Karol Nawrocki zapowiada realizację jednej z najgłośniejszych obietnic kampanii. Prezydent elekt nie wyklucza ogólnopolskiego referendum w sprawie wymiaru sprawiedliwości. Pytania są już gotowe, ale o wszystkim zdecyduje Senat.
- Czytaj również: Andrzej Duda zrobił to tuż przed końcem kadencji. Tak potraktował Magdę Ogórek. Cała Polska o tym huczy
Spór o sądy trwa. Nawrocki chce głosu obywateli
Karol Nawrocki jeszcze w czasie kampanii zapowiadał, że jeśli parlament nie rozwiąże sporu wokół sądownictwa, odda decyzję w ręce obywateli. Teraz, tuż przed objęciem urzędu, wraca do tematu.

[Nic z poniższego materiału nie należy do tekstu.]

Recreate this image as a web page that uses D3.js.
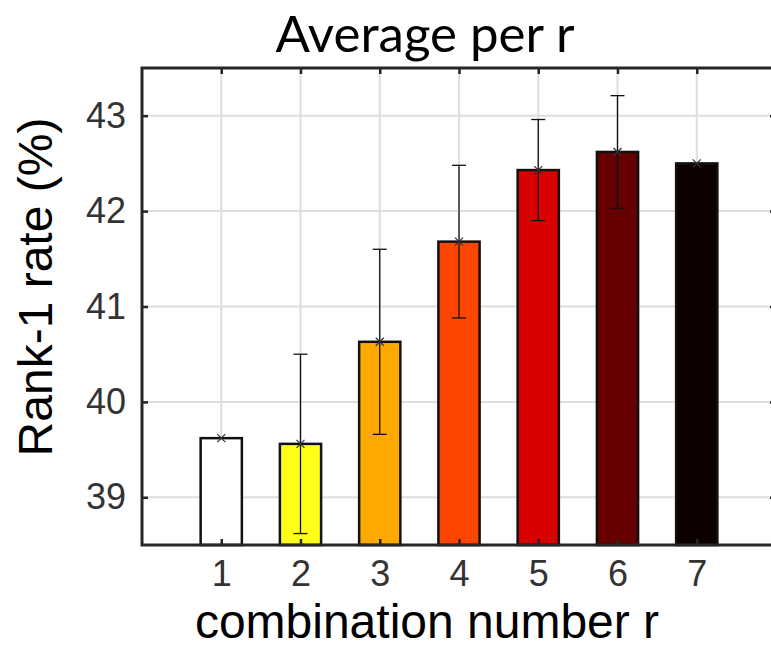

– Jeśli politycy sobie z tym nie poradzą, to – tak jak zapowiadałem – zwrócę się do Senatu o zgodę na narodowe referendum – stwierdził prezydent elekt w rozmowie z Radiem Maryja.
Temat wywołuje ogromne emocje. Spór o legalność powołań sędziów za czasów Andrzeja Dudy i sposób funkcjonowania prokuratury dzieli opinię publiczną, polityków i środowiska prawnicze od lat. Nawrocki przekonuje, że Polacy są zmęczeni jałową dyskusją i oczekują rozstrzygnięcia.
Pytania już przygotowane. Rzecznik potwierdza
Rafał Leśkiewicz, przyszły rzecznik prezydenta, potwierdził we wtorek w Radiu Wnet, że pytania referendalne są już wstępnie opracowane. Choć ich treść nie została jeszcze ujawniona, Leśkiewicz zdradził, że otoczenie Nawrockiego pracuje nad nimi od wielu tygodni.
– Na tym etapie nie będziemy jeszcze rozmawiali na temat pytań. Ale są już przygotowane – przyznał.
Zanim jednak dojdzie do referendum, rząd i parlament mają dostać „ostatnią szansę” na przygotowanie rozwiązań ustawowych i rozpoczęcie poważnej debaty.
Projekty ustaw tuż po zaprzysiężeniu
Leśkiewicz ujawnił również, że w pierwszym tygodniu prezydentury Karola Nawrockiego zostaną zaprezentowane projekty ustaw dotyczące reformy wymiaru sprawiedliwości. Mają one potwierdzić, że prezydent elekt „nie rzucał słów na wiatr”.
– To będą realne propozycje zmian, przygotowane przez prawników i ekspertów – zapewnił.
Dodał, że działania te nie mają być konfrontacyjne wobec rządu, a mają pokazać sprawczość prezydenta i odpowiedzialność za składane obietnice.
PiS planuje własne referendum. Temat: migracja
Z propozycją referendum wyszedł także PiS. Tobiasz Bocheński, wiceprezes partii, chce ogólnonarodowego głosowania w sprawie nielegalnej migracji. Inicjatywa nosi nazwę „Stop Nielegalnej Migracji”, a pod projektem trwają już zbiórki podpisów.
Pytanie zaproponowane przez Bocheńskiego brzmi:
– Czy jesteś za odrzuceniem przymusowego przyjmowania nielegalnych migrantów, które skutkuje ryzykiem spadku bezpieczeństwa osobistego i ekonomicznego?
To kolejny dowód, że referenda stają się ważnym narzędziem politycznym – zarówno dla prezydenta elekta, jak i opozycji.
Referendum prezydenckie. Co mówi konstytucja?
Zgodnie z obowiązującym prawem, prezydent może zarządzić ogólnokrajowe referendum, ale tylko za zgodą Senatu. Głosowanie w izbie wyższej musi odbyć się przy udziale co najmniej połowy senatorów, a decyzja zapada bezwzględną większością głosów.
Wniosek prezydenta musi zawierać treść pytań oraz proponowany termin, a referendum może się odbyć najpóźniej 90 dni po ogłoszeniu decyzji w Dzienniku Ustaw.
W historii III RP takie głosowanie odbyło się dotychczas sześć razy. Ostatnie miało miejsce 15 października 2023 roku, ale z powodu niskiej frekwencji (40,91 proc.) jego wynik nie był wiążący.
Co dalej?
Decyzja Karola Nawrockiego o referendum może być testem dla całej klasy politycznej. Jeśli Senat nie wyrazi zgody, prezydent będzie musiał szukać innych dróg realizacji swojej wizji zmian w sądownictwie.
Na razie jednak pozostaje czekać na zaprzysiężenie i pierwsze konkretne działania, które mają nastąpić już w pierwszym tygodniu sierpnia.